Elektromobilität ist die Zukunft. Ob Batteriebetrieben oder mit Wasserstoff – das macht keinen Unterschied, denn beides treibt einen E-Motor an. Wasserstoff ist eine großartige Option für längere Distanzen und schwere Vehikel wie Trucks. In den Städten dagegen haben Batterien einen Vorteil. Hinsichtlich eFuels habe ich meine Zweifel. Sie brauchen eine hohe Energiemenge für die Herstellung – liefern dann aber relativ wenig Energie, sind also wenig effizient. Und sie produzieren weiterhin Abgase, auch wenn sie das CO2-neutral tun. Für die Städte ist das keine Option. Natürlich würden die Hardcore-Petrolheads eFuels bevorzugen, weil sie dann weiter mit Verbrennungsmotoren fahren können. Ich bin aber nicht davon überzeugt.
Formel E, Extreme E: Was sind Ihre nächste Pläne?
Boote. Wir wollen eine elektrische Powerboot-Meisterschaft ins Leben rufen, die in Städten mit Wasser ausgetragen wird. Zum Beispiel auch in der Arktis oder auf dem Amazonas. Denn wir denken, dass die Revolution der Mobilität auf der Straße auch auf dem Wasser stattfinden muss. Die Ozeane und Wasserstraßen sind stark verschmutzt. Schiffe mit herkömmlichem Treibstoff haben daran einen enormen Anteil. Wenn wir also die Mobilität auf dem Wasser elektrisieren können, ist das eine weiterer wichtige Maßnahme für die Umwelt.
Wie sehen Sie vor diesem Hintergrund die Zukunft der Formel 1?

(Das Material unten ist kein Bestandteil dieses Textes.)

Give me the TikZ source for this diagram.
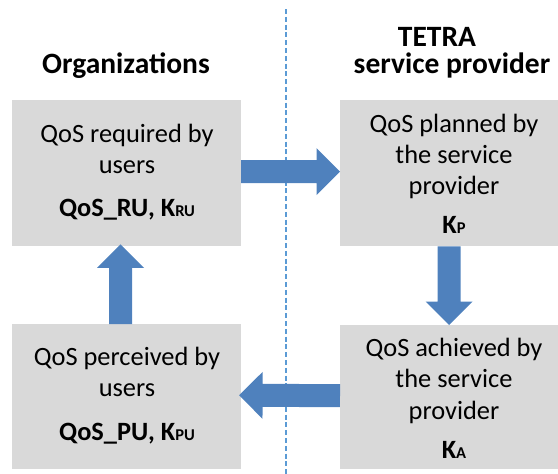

Stefano Domenicali (der neue F1-Präsident; d. Red.) ist ein guter Freund, wir kennen uns seit rund 15 Jahren. Und von der Formel 1 war es die richtige Entscheidung, jemanden wie ihn, der in der Autoindustrie bestens vernetzt ist, zu verpflichten. Aber ich glaube, dass die Formel 1 eines Tages elektrisch wird. Es gibt keinen anderen Weg in die Zukunft, deshalb müssen wir über kurz oder lang eine Einigung zwischen den beiden Serien finden. Denn wir (die Formel E; d. Red.) haben sowohl Elektroantriebe als auch Wasserstoff in unserem Patent für Formel-Rennwagen. Also müssen wir uns irgendwie einigen. Denn entweder wird die Formel 1 elektrisch – oder sie wird eine Klassik-Kategorie werden. Ich glaube, Letztes wäre falsch, denn die Formel 1 muss immer die Spitze des Motorsports und der Technologie abbilden. Und das werden Elektroantriebe sein – entweder mit Batterien oder Wasserstoff.